• U.S.

Latin America: Double Cross?

3 minute read
TIME

Down the swank Avenida Alvear marched two blue-uniformed police. Of all improbable places, they stopped at the home of Sr. Federico (Fritz) Mandl, Austrian-born, Argentine-naturalized munitions magnate, arrested him “by order of the President,” and whisked him off to Buenos Aires’ gloomy Grenadier’s Barracks. Simultaneously, the Government decreed the expropriation of IMPA, Mandl’s ambitious arms factory. It was the most astonishing event in Argentina’s busy week (see col. 1).

Fritz & Hedy. Fritz Mandl was the scion of Austria’s pre-Anschluss Hirtenberg Arms factory. In Vienna of the 1920’s he acquired notoriety as a young viveur who gambled for high stakes, and kept fancy apartments. His grande affaire was Second Wife Hedy Kiesler (Lamarr) of Ecstasy fame.

Even before Hedy went to Hollywood and divorced him, Fritz was immersed in the family arms business. His firm had a sharp reputation for circumventing the restrictions of the Allied Control Commissions. His own politics were opportunistic. Democracy, he said, “is a luxury that might be borne, perhaps, in prosperous periods.” He backed Prince Ernst Riidiger von Starhemberg and his fascist Home Guard, bet on Dollfuss and Mussolini to stave off Hitler. In 1937 he saw the handwriting on the wall, deftly transferred his holdings abroad.

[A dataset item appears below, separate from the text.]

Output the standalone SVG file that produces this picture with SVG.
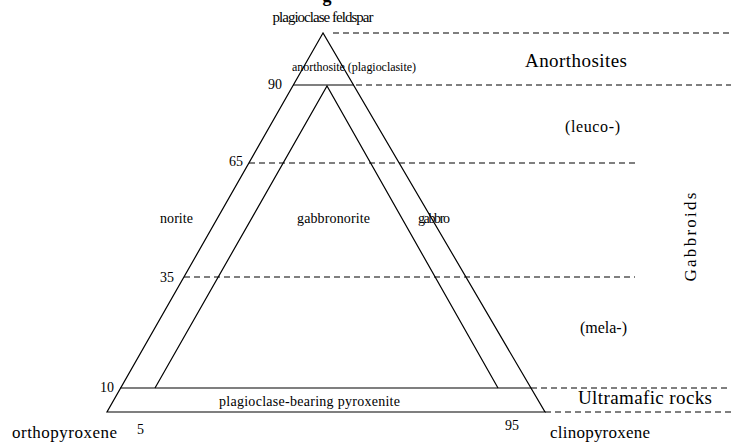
<svg xmlns="http://www.w3.org/2000/svg" width="731" height="443" viewBox="0 0 731 443">
<style>
.s{fill:none;stroke:#000;stroke-width:1.2}
.d{fill:none;stroke:#000;stroke-width:1.2;stroke-dasharray:6 4}
text{font-family:"Liberation Serif","Times New Roman",serif;fill:#000}
.sm{font-size:14px}
.num{font-size:14px}
.md{font-size:16px}
.lg{font-size:19px}
</style>
<rect width="731" height="443" fill="#fff"/>
<text x="327" y="2" font-size="18" font-weight="bold" text-anchor="middle">g</text>
<g id="connectors">
<line class="d" x1="333" y1="33" x2="731" y2="33"/>
<line class="d" x1="356" y1="85" x2="731" y2="85"/>
<line class="d" x1="249" y1="163" x2="635" y2="163"/>
<line class="d" x1="184" y1="277" x2="635" y2="277"/>
<line class="d" x1="531" y1="388" x2="731" y2="388"/>
<line class="d" x1="545" y1="412" x2="731" y2="412"/>
</g>
<g id="outer-triangle">
<polygon class="s" points="323,33 107,412 545,412"/>
<line class="s" x1="293" y1="85" x2="354" y2="85"/>
<line class="s" x1="120" y1="388" x2="531" y2="388"/>
</g>
<g id="inner-triangle">
<polyline class="s" points="155,388 327,86 498,388"/>
</g>
<g id="plagioclase-feldspar"><text font-size="15" x="323" y="22" text-anchor="middle" textLength="101">plagioclase feldspar</text></g>
<g id="anorthosite"><text font-size="12" x="354" y="71" text-anchor="middle" textLength="124">anorthosite (plagioclasite)</text></g>
<g id="norite"><text class="sm" x="160" y="223" textLength="33">norite</text></g>
<g id="gabbronorite"><text class="sm" x="297" y="223" textLength="73">gabbronorite</text></g>
<g id="gabbro"><text class="sm" x="418" y="223" textLength="32">gabbro</text></g>
<g id="pyroxenite"><text class="sm" x="219" y="406" textLength="181">plagioclase-bearing pyroxenite</text></g>
<g id="orthopyroxene"><text font-size="17" x="12" y="438" textLength="105">orthopyroxene</text></g>
<g id="clinopyroxene"><text font-size="17" x="550" y="438" textLength="100">clinopyroxene</text></g>
<g id="ticks">
<text class="num" x="268" y="89">90</text>
<text class="num" x="229" y="166">65</text>
<text class="num" x="160" y="282">35</text>
<text class="num" x="100" y="392">10</text>
<text class="num" x="137" y="434">5</text>
<text class="num" x="505" y="430">95</text>
</g>
<g id="anorthosites"><text class="lg" x="525" y="67" textLength="102">Anorthosites</text></g>
<g id="leuco"><text class="md" x="565" y="132" textLength="55">(leuco-)</text></g>
<g id="mela"><text class="md" x="580" y="333" textLength="47">(mela-)</text></g>
<g id="ultramafic"><text class="lg" x="578" y="404" textLength="134">Ultramafic rocks</text></g>
<g id="gabbroids"><text font-size="17" transform="translate(696,237) rotate(-90)" text-anchor="middle" textLength="89">Gabbroids</text></g>
</svg>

Fritz & the Colonels. In the New World, Fritz Mandl operated with splashy grandeur. The closets of his Buenos Aires, Córdoba, Llao-Llao, and Mar del Plata establishments held 278 suits. His garages sheltered two Rolls-Royces, three Minervas and an Isotta-Fraschini. His parties featured double magnums of champagne and scarce green chartreuse.

With equal gaudiness, Fritz moved into the Argentine financial world. He gave interviews freely, talked of a big steel plant and a film company, bought into a rich shipping company, a plastics and metal plant.

When the Colonels staged their June 1943 revolution, Fritz polished his military contacts, wangled a reputed $50,000,000 munitions order. But the ex-Austrian was hobbled first by a materials shortage, later by U.S. and British blacklisting. President Edelmiro Farrell and Vice President Juan Peron, tired of Mandl’s steady drain on the Treasury, grew more & more dissatisfied with the trickle of cartridges, rifles, hand-grenades and gliders that came from the Mandl factory.

There was no official explanation for Fritz’s arrest last week. Cynics surmised a double cross, suggested that the Colonels had determined to take over Mandl’s factory by declaring him a “dangerous element.” Furthermore, his arrest might make good publicity in the U.S.